Не бедность составляла трагедию жизни Вилье. Эта антитеза золотой мечты и нищеты слишком примитивна в своей геометричности, чтобы его мысль могла на ней останавливаться. Если нищета не доходила до его сознания, то главным образом потому, что он не считал ее явлением достаточно сложным и интересным, чтобы на нем останавливаться. Его библейская бедность скорее была благодеянием судьбы, которая устранила, этим с его дороги те компромиссы, разочарования и узы, которые повлекли бы за собою относительное богатство, она только помогла ему донести до конца мечту о золоте неосуществленной.

Но он вовсе не был настолько болен мечтой и опьянен гашишем своей фантазии, чтобы не видеть и не понимать реальностей внешнего мира, без чего произведения его лишились бы того едкого сарказма, который проникает их.

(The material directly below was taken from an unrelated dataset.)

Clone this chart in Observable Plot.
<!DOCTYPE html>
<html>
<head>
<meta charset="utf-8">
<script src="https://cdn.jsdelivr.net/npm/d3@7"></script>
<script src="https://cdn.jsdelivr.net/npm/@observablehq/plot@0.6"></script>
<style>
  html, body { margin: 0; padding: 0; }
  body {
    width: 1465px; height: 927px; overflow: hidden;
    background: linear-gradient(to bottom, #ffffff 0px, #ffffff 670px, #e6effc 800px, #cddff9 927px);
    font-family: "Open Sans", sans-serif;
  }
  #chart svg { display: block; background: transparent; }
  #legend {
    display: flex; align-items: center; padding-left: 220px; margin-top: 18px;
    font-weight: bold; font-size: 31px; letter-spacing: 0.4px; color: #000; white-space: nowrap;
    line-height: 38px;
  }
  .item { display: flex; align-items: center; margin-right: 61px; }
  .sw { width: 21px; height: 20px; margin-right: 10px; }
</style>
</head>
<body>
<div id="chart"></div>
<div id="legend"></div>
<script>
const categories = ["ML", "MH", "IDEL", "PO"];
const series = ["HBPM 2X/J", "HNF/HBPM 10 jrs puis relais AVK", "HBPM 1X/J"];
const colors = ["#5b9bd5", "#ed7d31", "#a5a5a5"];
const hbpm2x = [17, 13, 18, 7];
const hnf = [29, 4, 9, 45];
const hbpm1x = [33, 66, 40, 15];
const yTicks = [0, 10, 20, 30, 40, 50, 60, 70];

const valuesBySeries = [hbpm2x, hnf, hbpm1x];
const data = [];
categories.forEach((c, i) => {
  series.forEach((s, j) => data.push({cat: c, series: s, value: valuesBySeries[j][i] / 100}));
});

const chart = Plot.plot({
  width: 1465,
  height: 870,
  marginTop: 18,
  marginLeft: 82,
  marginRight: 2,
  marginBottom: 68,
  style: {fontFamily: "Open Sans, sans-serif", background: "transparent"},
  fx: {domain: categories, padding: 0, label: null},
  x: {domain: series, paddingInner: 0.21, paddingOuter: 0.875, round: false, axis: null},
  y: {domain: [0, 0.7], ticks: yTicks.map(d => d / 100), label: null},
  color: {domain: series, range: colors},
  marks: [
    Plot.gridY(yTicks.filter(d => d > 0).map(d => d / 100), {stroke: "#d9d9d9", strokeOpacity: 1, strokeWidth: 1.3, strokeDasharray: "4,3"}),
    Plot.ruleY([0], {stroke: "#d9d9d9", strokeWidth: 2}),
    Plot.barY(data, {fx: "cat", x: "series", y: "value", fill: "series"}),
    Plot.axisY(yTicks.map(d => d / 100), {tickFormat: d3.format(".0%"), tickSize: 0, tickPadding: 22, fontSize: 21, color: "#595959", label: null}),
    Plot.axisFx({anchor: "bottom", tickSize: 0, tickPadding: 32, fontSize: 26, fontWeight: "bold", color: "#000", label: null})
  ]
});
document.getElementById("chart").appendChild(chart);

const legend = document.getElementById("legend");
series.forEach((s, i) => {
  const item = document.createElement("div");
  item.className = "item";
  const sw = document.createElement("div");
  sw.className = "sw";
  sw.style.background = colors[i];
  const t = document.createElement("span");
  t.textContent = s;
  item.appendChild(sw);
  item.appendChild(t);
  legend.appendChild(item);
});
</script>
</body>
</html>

Реальности внешнего мира он видел и понимал так же широко и глубоко, как реальности мира внутреннего, и всегда умел найти для них наименования подобающей глубины и силы. «Грядущая Ева» и «Трибюла Бономэ», и «Машина славы» свидетельствуют об этом. Он зачертил и выявил лик Хама европейской мысли в масках, законченных и непреходящих. Увы! Внешний мир не только существовал для него, но был ему понятен в самых глубинных и непреходящих устоях своих, потому что гениальность его мечты зиждилась на страшной и беспощадной силе разложения и анализа.

«Почтение перед тем, что думают все,  говорил он,  перед тем. здравым смыслом, который меняет свои мнения каждое столетие, который ненавидит понятие духа вплоть до самого его имени. Прославим же в просвещенных людях этот здравый смысл, который проходит, оскорбляя дух, и, тем не менее, следуя теми путями, которые дух намечает для него. К счастью, дух не обращает внимания на оскорбления здравого смысла больше, чем пастух на рев стада, которое он гонит к тихому месту смерти или ночного отдыха».

Среди полужурнальной, полулитературной богемы Парижа, даже среди поэтов, семивековой аристократ Вилье, связанный каждой частицей своей гениальной души с героическим прошлым Франции, казался неуклюж и смешон, как бодлэровский Альбатрос, упавший на палубу корабля, над которым издеваются грубые матросы: «Один дымит ему в нос своею трубкой, другой передразнивает его походку»  его гигантские крылья мешали ему ходить.